The Cowboys currently have five safeties under contract, most notably Hamlin, who made the Pro Bowl in his first season with the club in 2007 but wasn't as productive last year. Three-year veteran Pat Watkins is coming off a season plagued by neck and shoulder injuries. Because of the injuries and inconsistency he was replaced on the dime defense last season by 2007 seventh-round pick Courtney Brown, who eventually lost that job to Henry. Tra Battle was signed off San Diego's practice squad midway through the season and the Cowboys added five-year veteran Jerome Carter to their 80-man roster on Jan. 12.

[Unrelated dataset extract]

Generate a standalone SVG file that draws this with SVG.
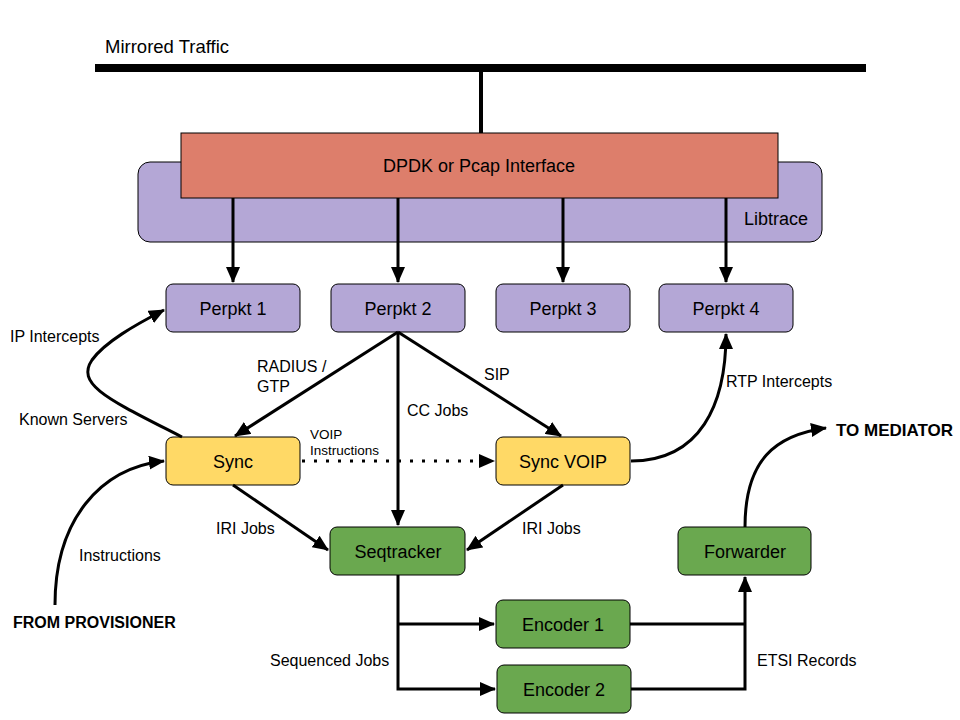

Over the last decade NFL safeties have been getting smaller, an adaptation to the game's increased focus on passing, but even at that, players like Scandrick and Battle (5-11, 173) might still have trouble with the physical demands of playing the run. Almost all the safeties in the league are over 200 pounds, and even though they're roughly the same height, accomplished players like Pittsburgh's Troy Polamalu (5-10, 207), Baltimore's Ed Reed (5-11, 200) and Indianapolis' Bob Sanders (5-8, 206) all have a decent physical advantage over Scandrick.
Woodson said he didn't think Scandrick should put on weight if he were going to play in the "star" role since it would take away some of the quickness that made him so effective in coverage last year.
"Basically they're trying to get him in situations where he can always adjust and he can always cover the Brian Westbrooks coming out of the backfield, or a really athletic tight end, he can handle all that," Woodson said. "The hard part of it is when they run the ball out of a two-back set, and they run back to the weak side. The Giants run that play and Brandon Jacobs is 260. That's the question, can he handle it physically, because he's going to have to come up in support."
Scandrick showed a willingness to hit in 2008, but he took his share of bumps as well because of his stature. Whether he could meet the physical demands needed to play safety on a regular basis remains to be seen. There's no guarantee the Cowboys have Roy L. Williams' replacement on the roster just yet. With their needs at defensive end and middle linebacker seemingly filled, the Cowboys could target a safety with their first pick (No. 51 overall) in the draft.
But until someone steps up to take over at the position, there's still a job out here just waiting to be filled.